On appeal, Wade argues that the district judge should have given him the opportunity to amend his complaint at least once. Judges ordinarily should give a pro se plaintiff at least one opportunity to amend a complaint unless amendment would be futile. See Perez v. Fenoglio, 792 F.3d 768, 783 (7th Cir. 2015); Gonzalez-Koeneke v. West, 791 F.3d 801, 807 (7th Cir. 2015). Any amendment here would be futile. Wade’s proposed amended complaint sought relief—a declaration and injunction preventing the state from prosecuting him—that would interfere with his pending state-court criminal case. As the district court concluded, federal courts normally should abstain from exercising jurisdiction over federal constitutional claims that would interrupt ongoing state-court proceedings. Younger, 401 U.S. at 40–41, 91 S.Ct. 746; Courthouse News Serv. v. Brown, 908 F.3d 1063, 1071–74 (7th Cir. 2018). The dismissal on abstention grounds, however, should have been without prejudice, see, e.g., Courthouse News Serv., 908 F.3d at 1075, so we modify the judgment to reflect that Wade’s claims for injunctive and declaratory relief are dismissed without prejudice.

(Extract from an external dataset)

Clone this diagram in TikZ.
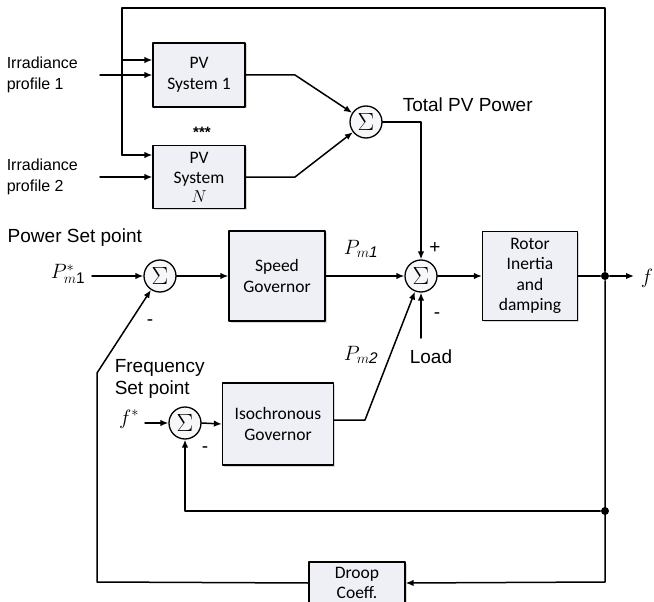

That leaves Wade’s request for damages, which the district judge bypassed when denying leave to amend. It is not clear whether Younger would block a request for damages in this case because Wade might not have been allowed to pursue damages in his criminal proceedings. See Deakins v. Monaghan, 484 U.S. 193, 201–02, 108 S.Ct. 523, 98 L.Ed.2d 529 (1988); Simpson v. Rowan, 73 F.3d 134, 138–39 & n.8 (7th Cir. 1995); Nelson v. Murphy, 44 F.3d 497, 502 (7th Cir. 1995).

Nevertheless, Wade’s request to add a Fourth Amendment claim for damages was futile because of the doctrine of issue preclusion. Because the Full Faith and Credit Act, 28 U.S.C. § 1738, requires us to give a state-court judgment the same preclusive effect they would have in state court, the preclusion rules of Illinois apply. See Walczak v. Chi. Bd. of Educ., 739 F.3d 1013, 1016 (7th Cir. 2014). In Illinois, an issue litigated in a prior proceeding may not be relitigated if the issues are identical, there was a final adjudication on the merits, and the party to be precluded was a party to the prior adjudication. See Allen v. McCurry, 449 U.S. 90, 103–05, 101 S.Ct. 411, 66 L.Ed.2d 308 (1980); Brown v. City of Chicago, 599 F.3d 772, 774 (7th Cir. 2010); Talarico v. Dunlap, 177 Ill.2d 185, 226 Ill.Dec. 222, 685 N.E.2d 325, 328 (1997). In denying Wade’s suppression motions, the state-court judge determined that probable cause existed to detain him, and Wade did not appeal his conviction after he pleaded guilty. Wade thus had a full and fair opportunity to litigate his claim, which was decided against him, and the existence of probable cause defeats his proposed claim for damages. See Burritt v. Ditlefsen, 807 F.3d 239, 249 (7th Cir. 2015). This case therefore resembles those in which a plaintiff was collaterally estopped from relitigating Fourth Amendment claims lost at a criminal suppression hearing, see Allen, 449 U.S. at 103–05, 101 S.Ct. 411; Guenther v. Holmgreen, 738 F.2d 879, 883–85 (7th Cir. 1984), so we see no abuse of discretion in the judge’s denial of leave to amend.

We MODIFY the district court’s judgment to reflect that those claims of Wade’s that are blocked by Younger abstention are dismissed without prejudice. We AFFIRM the judgment in all other respects.